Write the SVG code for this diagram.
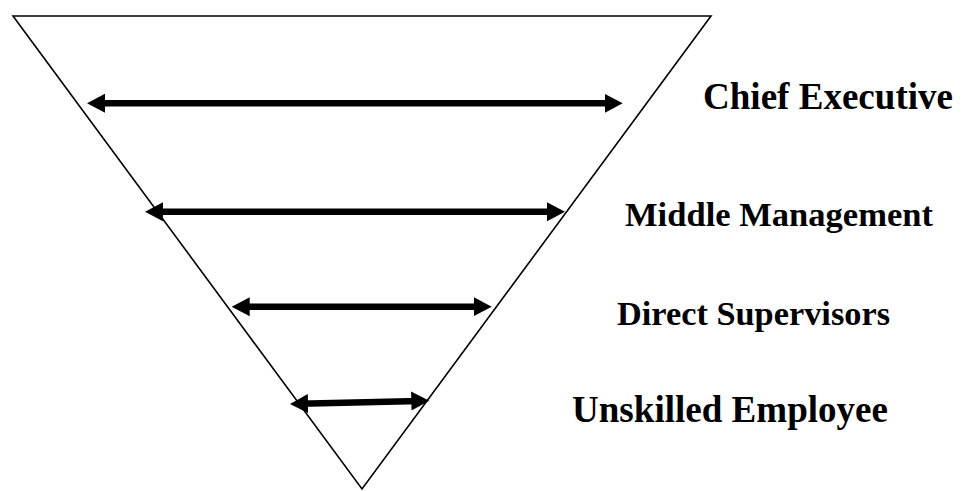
<svg xmlns="http://www.w3.org/2000/svg" width="962" height="491" viewBox="0 0 962 491">
<style>
.tri{fill:none;stroke:#000;stroke-width:1.6;stroke-linejoin:miter}
.arr{stroke:#000;stroke-width:6.5;fill:none;marker-start:url(#ah);marker-end:url(#ah)}
.lbl{font-family:"Liberation Serif","Times New Roman",serif;font-weight:bold;fill:#000}
</style>
<defs>
<marker id="ah" markerUnits="userSpaceOnUse" markerWidth="19" markerHeight="20" refX="8" refY="10" orient="auto-start-reverse" viewBox="0 0 19 20">
<path d="M0,0.5 L18,10 L0,19.5 Z" fill="#000"/>
</marker>
</defs>
<rect width="962" height="491" fill="#fff"/>
<g id="pyramid">
<path class="tri" d="M13,16 L711,16 L362,489 Z"/>
</g>
<g id="connectors">
<line class="arr" x1="97" y1="103.3" x2="612.7" y2="103.3"/>
<line class="arr" x1="155" y1="211.7" x2="555" y2="211.7"/>
<line class="arr" x1="241.7" y1="306.7" x2="481.7" y2="306.7"/>
<line class="arr" x1="300" y1="403.8" x2="419.3" y2="400.9"/>
</g>
<g id="chief-executive">
<text class="lbl" x="703" y="109" font-size="37" textLength="250" lengthAdjust="spacingAndGlyphs">Chief Executive</text>
</g>
<g id="middle-management">
<text class="lbl" x="625" y="226" font-size="34" textLength="308" lengthAdjust="spacingAndGlyphs">Middle Management</text>
</g>
<g id="direct-supervisors">
<text class="lbl" x="617" y="325" font-size="34" textLength="273" lengthAdjust="spacingAndGlyphs">Direct Supervisors</text>
</g>
<g id="unskilled-employee">
<text class="lbl" x="572" y="421.5" font-size="37" textLength="316" lengthAdjust="spacingAndGlyphs">Unskilled Employee</text>
</g>
</svg>
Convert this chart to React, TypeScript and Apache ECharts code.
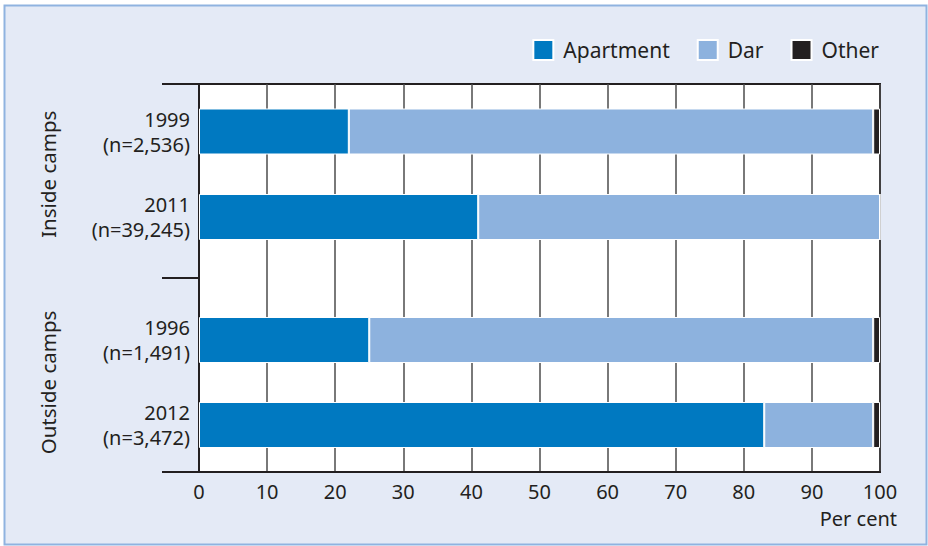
━━━
Your task is to return the entries above exactly, with no pictures.

Write the SVG code for this diagram.
<svg xmlns="http://www.w3.org/2000/svg" width="962" height="491" viewBox="0 0 962 491">
<style>
.tri{fill:none;stroke:#000;stroke-width:1.6;stroke-linejoin:miter}
.arr{stroke:#000;stroke-width:6.5;fill:none;marker-start:url(#ah);marker-end:url(#ah)}
.lbl{font-family:"Liberation Serif","Times New Roman",serif;font-weight:bold;fill:#000}
</style>
<defs>
<marker id="ah" markerUnits="userSpaceOnUse" markerWidth="19" markerHeight="20" refX="8" refY="10" orient="auto-start-reverse" viewBox="0 0 19 20">
<path d="M0,0.5 L18,10 L0,19.5 Z" fill="#000"/>
</marker>
</defs>
<rect width="962" height="491" fill="#fff"/>
<g id="pyramid">
<path class="tri" d="M13,16 L711,16 L362,489 Z"/>
</g>
<g id="connectors">
<line class="arr" x1="97" y1="103.3" x2="612.7" y2="103.3"/>
<line class="arr" x1="155" y1="211.7" x2="555" y2="211.7"/>
<line class="arr" x1="241.7" y1="306.7" x2="481.7" y2="306.7"/>
<line class="arr" x1="300" y1="403.8" x2="419.3" y2="400.9"/>
</g>
<g id="chief-executive">
<text class="lbl" x="703" y="109" font-size="37" textLength="250" lengthAdjust="spacingAndGlyphs">Chief Executive</text>
</g>
<g id="middle-management">
<text class="lbl" x="625" y="226" font-size="34" textLength="308" lengthAdjust="spacingAndGlyphs">Middle Management</text>
</g>
<g id="direct-supervisors">
<text class="lbl" x="617" y="325" font-size="34" textLength="273" lengthAdjust="spacingAndGlyphs">Direct Supervisors</text>
</g>
<g id="unskilled-employee">
<text class="lbl" x="572" y="421.5" font-size="37" textLength="316" lengthAdjust="spacingAndGlyphs">Unskilled Employee</text>
</g>
</svg>
Convert this chart to React, TypeScript and Apache ECharts code.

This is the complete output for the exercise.